Easily grown in average, acidic, dry to medium moisture, well-drained soils in part shade to full shade. Prefers loose, organically rich loams with consistent moisture in part shade (sun-dappled or morning sun). Foliage will usually burn in full afternoon sun. Tolerates full shade. Also tolerates drought and dry shade (rhizomes hold moisture) once established. Intolerant of alkaline soils. Clumps spread somewhat slowly by creeping rhizomes, but will form attractive colonies over time. Foliage is evergreen in warm winter climates, but foliage may drop to the ground in cold St. Louis winters. Regardless of winter performance, it is still best to cut back any remaining old foliage in late winter prior to the emergence of the new growth. Propagate by division in early spring or fall.

Noteworthy Characteristics

Epimedium pinnatum is a rhizomatous, clump-forming, evergreen perennial that grows to 8-12" tall. It is native to woodland areas of the Caucasus (subsp. pinnatum from regions near the Caspian Sea and subsp. colchicum from regions near the Black Sea). Showy flowers (to 3/4" wide) feature bright yellow petal-like inner sepals, red spurs, and minute brownish petals. Flowers bloom in spring (April-May) in terminal racemes (12-30 flowers) atop leafless flowering stems (plant leaves are all basal) rising to 12" tall. Basal leaves are biternate (9 leaflets) or pinnate (5 or 11 leaflets). Dark green leaflets (to 3" long) with red or white surface hair (maturing to hairless) have acute tips, cornate bases and serrate margins. E. pinnatum subsp. colchicum is a very popular landscape plant, and primarily differs from subsp. pinnatum by having showier flowers on larger plants (12-16" tall).

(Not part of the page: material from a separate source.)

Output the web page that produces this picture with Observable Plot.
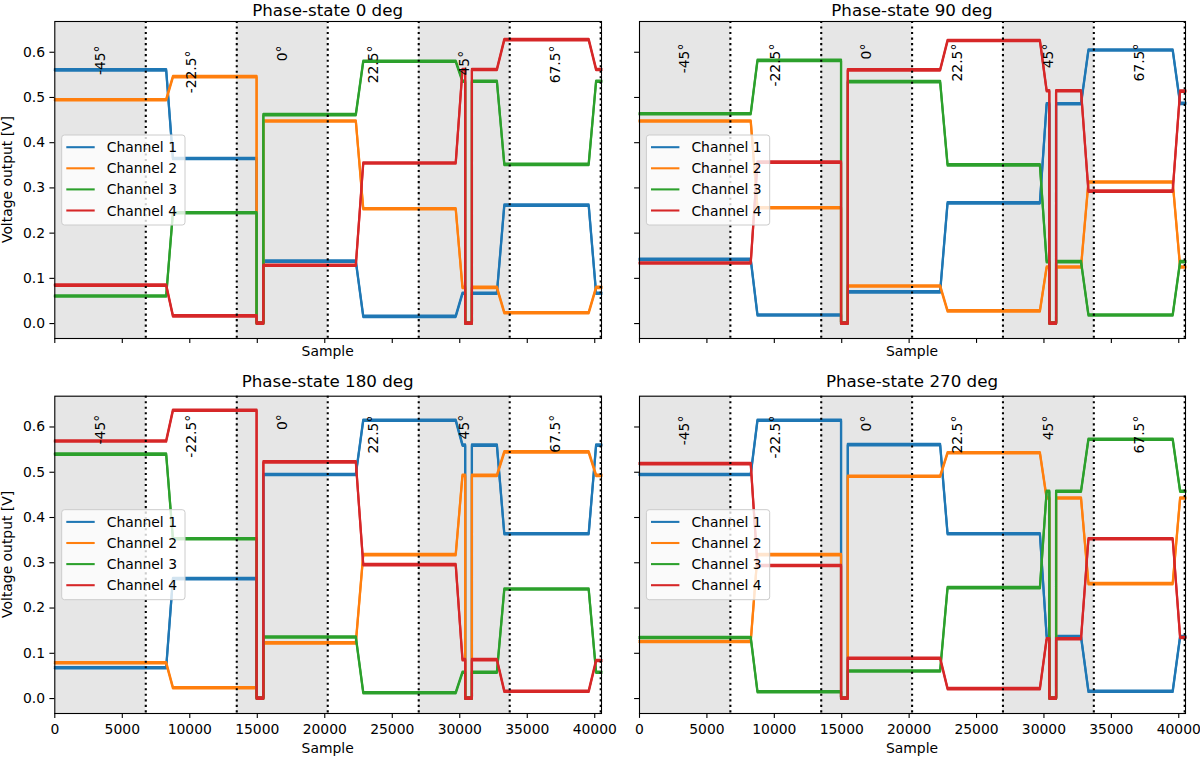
<!DOCTYPE html>
<html>
<head>
<meta charset="utf-8">
<script src="https://cdn.jsdelivr.net/npm/d3@7"></script>
<script src="https://cdn.jsdelivr.net/npm/@observablehq/plot@0.6"></script>
<style>
html, body { margin: 0; padding: 0; background: #fff; }
#chart { position: relative; width: 1200px; height: 758px; overflow: hidden; font-family: "DejaVu Sans", sans-serif; }
#chart > svg { position: absolute; max-width: none; }
</style>
</head>
<body>
<div id="chart"></div>
<script>
// ---------------- DATA ----------------
const channels = ["Channel 1", "Channel 2", "Channel 3", "Channel 4"];
const channelColors = ["#1f77b4", "#ff7f0e", "#2ca02c", "#d62728"];
const panelTitles = ["Phase-state 0 deg", "Phase-state 90 deg", "Phase-state 180 deg", "Phase-state 270 deg"];

const angleLabels = ["-45°", "-22.5°", "0°", "22.5°", "45°", "67.5°"];
const angleLabelSamples = [3370, 10110, 16850, 23590, 30330, 37070];
// top (end) of each rotated angle label, in volts, per panel
const angleLabelTops = [
  [0.615, 0.604, 0.615, 0.615, 0.603, 0.615],
  [0.619, 0.619, 0.619, 0.619, 0.619, 0.619],
  [0.627, 0.627, 0.628, 0.625, 0.627, 0.627],
  [0.625, 0.625, 0.625, 0.625, 0.625, 0.625]
];
const segmentBoundaries = [6740, 13480, 20220, 26960, 33700, 40440];
const shadedStarts = [0, 13480, 26960];
const shadedEnds = [6740, 20220, 33700];

const sampleTicks = [0, 5000, 10000, 15000, 20000, 25000, 30000, 35000, 40000];
const voltTicks = [0.0, 0.1, 0.2, 0.3, 0.4, 0.5, 0.6];
const sampleDomain = [0, 40500];
const voltDomain = [-0.033, 0.668];

// Timeline of breakpoints: sample index and which plateau (state 0..6) applies; "off" = signal drop-out
const timelineSamples = [0, 8250, 8750, 14950, 14950, 15450, 15450, 22300, 22850, 29700, 30200, 30400, 30400, 30900, 30900, 32750, 33300, 39550, 40100, 40500];
const timelineStates  = [0, 0, 1, 1, "off", "off", 2, 2, 3, 3, 4, 4, "off", "off", 4, 4, 5, 5, 6, 6];
const dropoutLevel = 0.001;

// Plateau voltages [state0..state6] per channel, per panel
const levels0 = [
  [0.561, 0.365, 0.138, 0.016, 0.067, 0.262, 0.067],
  [0.495, 0.546, 0.448, 0.254, 0.080, 0.024, 0.080],
  [0.061, 0.245, 0.462, 0.580, 0.536, 0.352, 0.536],
  [0.085, 0.017, 0.129, 0.355, 0.562, 0.628, 0.562]
];
const levels90 = [
  [0.142, 0.019, 0.070, 0.267, 0.486, 0.605, 0.487],
  [0.448, 0.256, 0.083, 0.028, 0.125, 0.313, 0.125],
  [0.464, 0.582, 0.535, 0.351, 0.137, 0.019, 0.137],
  [0.134, 0.357, 0.561, 0.626, 0.515, 0.293, 0.514]
];
const levels180 = [
  [0.068, 0.265, 0.495, 0.615, 0.560, 0.364, 0.560],
  [0.079, 0.024, 0.123, 0.318, 0.493, 0.545, 0.493],
  [0.540, 0.353, 0.136, 0.013, 0.058, 0.242, 0.058],
  [0.569, 0.637, 0.523, 0.296, 0.086, 0.016, 0.084]
];
const levels270 = [
  [0.495, 0.615, 0.561, 0.364, 0.137, 0.016, 0.137],
  [0.126, 0.318, 0.491, 0.543, 0.443, 0.254, 0.443],
  [0.135, 0.015, 0.061, 0.245, 0.458, 0.573, 0.458],
  [0.519, 0.294, 0.089, 0.022, 0.132, 0.353, 0.135]
];
const panelLevels = [levels0, levels90, levels180, levels270];

// ---------------- LAYOUT ----------------
const FS = 13.9;
const panels = [
  {left: 0,   top: 0,   width: 610, height: 379, mL: 54.3, mR: 9,  mT: 21,   mB: 41, showX: false, showY: true,  xLabelBase: 356},
  {left: 600, top: 0,   width: 600, height: 379, mL: 39,   mR: 15, mT: 21,   mB: 41, showX: false, showY: false, xLabelBase: 356},
  {left: 0,   top: 379, width: 610, height: 379, mL: 54.3, mR: 9,  mT: 16.7, mB: 45, showX: true,  showY: true,  xLabelBase: 753},
  {left: 600, top: 379, width: 600, height: 379, mL: 39,   mR: 15, mT: 16.7, mB: 45, showX: true,  showY: false, xLabelBase: 753}
];

const chart = document.getElementById("chart");

function buildRows(levels, c) {
  return timelineSamples.map((s, i) => ({
    sample: s,
    volts: timelineStates[i] === "off" ? dropoutLevel : levels[c][timelineStates[i]],
    channel: channels[c]
  }));
}

panels.forEach((p, pi) => {
  const levels = panelLevels[pi];
  const lineMarks = [];
  channels.forEach((ch, c) => {
    const rows = buildRows(levels, c);
    lineMarks.push(Plot.line(rows, {x: "sample", y: "volts", stroke: "channel", strokeWidth: 2.2, dy: -0.7, strokeLinejoin: "round"}));
    lineMarks.push(Plot.line(rows, {x: "sample", y: "volts", stroke: "channel", strokeWidth: 2.2, dy: 0.7, strokeLinejoin: "round"}));
  });
  const shades = shadedStarts.map((s, i) => ({start: s, end: shadedEnds[i]}));
  const svg = Plot.plot({
    width: p.width, height: p.height,
    marginLeft: p.mL, marginRight: p.mR, marginTop: p.mT, marginBottom: p.mB,
    style: {fontFamily: "DejaVu Sans", fontSize: FS + "px", color: "black", background: "transparent", overflow: "visible"},
    x: {domain: sampleDomain},
    y: {domain: voltDomain},
    color: {domain: channels, range: channelColors},
    marks: [
      Plot.rect(shades, {x1: "start", x2: "end", fill: "#e6e6e6"}),
      ...lineMarks,
      Plot.ruleX(segmentBoundaries, {stroke: "black", strokeWidth: 2.08, strokeDasharray: "2.08,3.44"}),
      Plot.text(angleLabels, {
        x: (d, i) => angleLabelSamples[i], y: (d, i) => angleLabelTops[pi][i], text: d => d,
        rotate: -90, textAnchor: "end", lineAnchor: "middle", fontSize: FS, fill: "black"
      }),
      Plot.frame({stroke: "black", strokeWidth: 1.1}),
      Plot.axisX({ticks: sampleTicks, tickSize: 4.9, tickPadding: 5.5, strokeWidth: 1.1, fontSize: FS, label: null,
        tickFormat: p.showX ? (d => String(d)) : (() => "")}),
      Plot.axisY({ticks: voltTicks, tickSize: 4.9, tickPadding: 4.9, strokeWidth: 1.1, fontSize: FS, label: null,
        tickFormat: p.showY ? d3.format(".1f") : (() => "")})
    ]
  });
  svg.style.left = p.left + "px";
  svg.style.top = p.top + "px";
  chart.appendChild(svg);
});

// ---------------- OVERLAY: titles, axis labels, legends ----------------
const NS = "http://www.w3.org/2000/svg";
const overlay = document.createElementNS(NS, "svg");
overlay.setAttribute("width", 1200);
overlay.setAttribute("height", 758);
overlay.style.left = "0px"; overlay.style.top = "0px";
overlay.setAttribute("font-family", "DejaVu Sans");
function el(tag, attrs, text) {
  const e = document.createElementNS(NS, tag);
  for (const k in attrs) e.setAttribute(k, attrs[k]);
  if (text != null) e.textContent = text;
  overlay.appendChild(e);
  return e;
}
panels.forEach((p, pi) => {
  const fl = p.left + p.mL, fr = p.left + p.width - p.mR;
  const ft = p.top + p.mT, fb = p.top + p.height - p.mB;
  const cx = (fl + fr) / 2, cy = (ft + fb) / 2;
  el("text", {x: cx, y: Math.max(ft - 8.3, 15.5), "text-anchor": "middle", "font-size": 16.7, fill: "#000"}, panelTitles[pi]);
  el("text", {x: cx, y: p.xLabelBase, "text-anchor": "middle", "font-size": FS, fill: "#000"}, "Sample");
  if (p.showY) {
    el("text", {transform: `translate(11.8,${cy}) rotate(-90)`, "text-anchor": "middle", "font-size": FS, fill: "#000"}, "Voltage output [V]");
  }
  // legend (center left)
  const bx = fl + 7.4, by = ft + 114, bw = 123.3, bh = 90;
  el("rect", {x: bx, y: by, width: bw, height: bh, rx: 2.8, fill: "#fff", "fill-opacity": 0.8, stroke: "#cccccc", "stroke-width": 1});
  channels.forEach((ch, c) => {
    const ey = by + 12.2 + 21.1 * c;
    el("line", {x1: bx + 4.6, x2: bx + 33, y1: ey, y2: ey, stroke: channelColors[c], "stroke-width": 2.08});
    el("text", {x: bx + 45, y: ey + 5, "font-size": FS, fill: "#000"}, ch);
  });
});
chart.appendChild(overlay);
</script>
</body>
</html>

Genus name is of unclear origin and meaning but the Greeks used epimedion for a very different plant.

Specific epithet comes from the Latin word pinnatus meaning feathered in probable reference to leaf shape.

Epimediums are commonly called bishop’s hat (four-spurred flowers of some species resemble a clergyman's biretta) or barrenwort (root extract was once believed to prevent female conception).

Problems

No serious insect or disease problems. Mosaic virus (transmitted by aphids) is the main disease problem.

Garden Uses

Ground cover or edger for shady areas. Mass in woodland gardens, wild gardens or naturalized areas. Also effective in partially shaded areas of rock gardens and border fronts. Grows well under trees. Edger for paths and walkways.